Way More Than Diving

After wrapping up my diving, we did a land shoot for the next five days. The combination of the land and water is what makes this place so unique. We went to the home of soy sauce, had beers on a perfect white sand beach, went white-water rafting on a wooden raft that you had to stand up in, and saw some stunning waterfalls.

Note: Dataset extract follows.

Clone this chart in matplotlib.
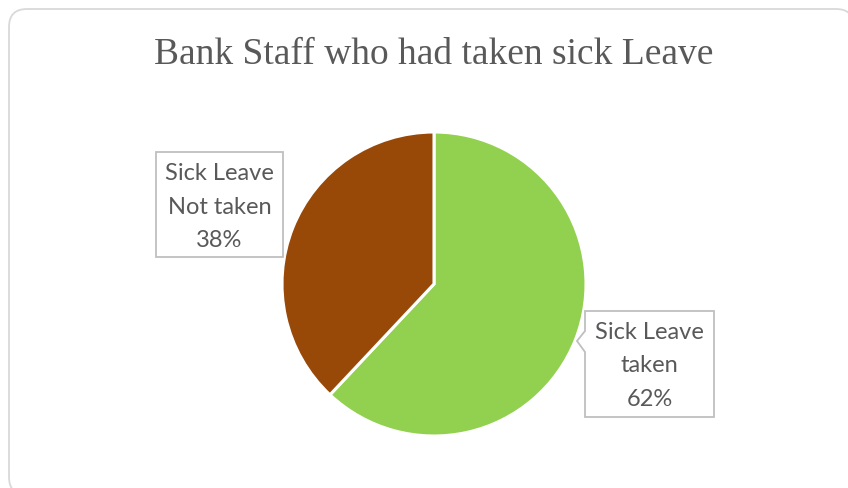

But all these activities paled in comparison to the UNESCO World Heritage sites. I was privileged to shoot a festival where massive torches are carried down ancient stone steps from a temple in the clouds down to the foot of the tallest waterfall in Japan. We followed that up with night walks in a 1000-year-old cemetery high in the mountains, where an ancient monk has meditated for the last 800 years. That night I went to sleep listening to the bells of the temples, and I awoke to the monk’s morning chants.
 

The Nachi no Taki waterfall is breathtaking


When I described this area as reminding me of Bali, I was serious. The diving in both is excellent if a little different. The land activities and cultural activities are very similar, and the feeling of an ancient way of life permeates. But there is one huge difference: the crowds of tourists. Wakayama is quiet and still very local; there are no busloads of tourists swamping the sites. I went in peak season, and I ran into only a few foreigners; the rest of the tourists were older Japanese coming on weekend trips from Osaka and Kyoto, which is only two hours away by train. I have also been there in the middle of winter and had the entire place to myself. Turns out there are still undiscovered paradises in the world—I just never expected to find one in the middle of Japan.
 

Pilgrims on the Kumano Kodo, a UNESCO World Heritage trail
 

The midsummer fire festival

 

Planning Your Trip to Wakayama

How to Get There: Kansai International Airport (KIX) services daily flights from Europe, North America and all over Asia.

When to Go: Anytime! Summer is busier, but still not at all crowded. Weekends have more people. Diving and land activities are year-round. Summer is the rainy season, expect typhoons in the fall, and winter tends to be dry.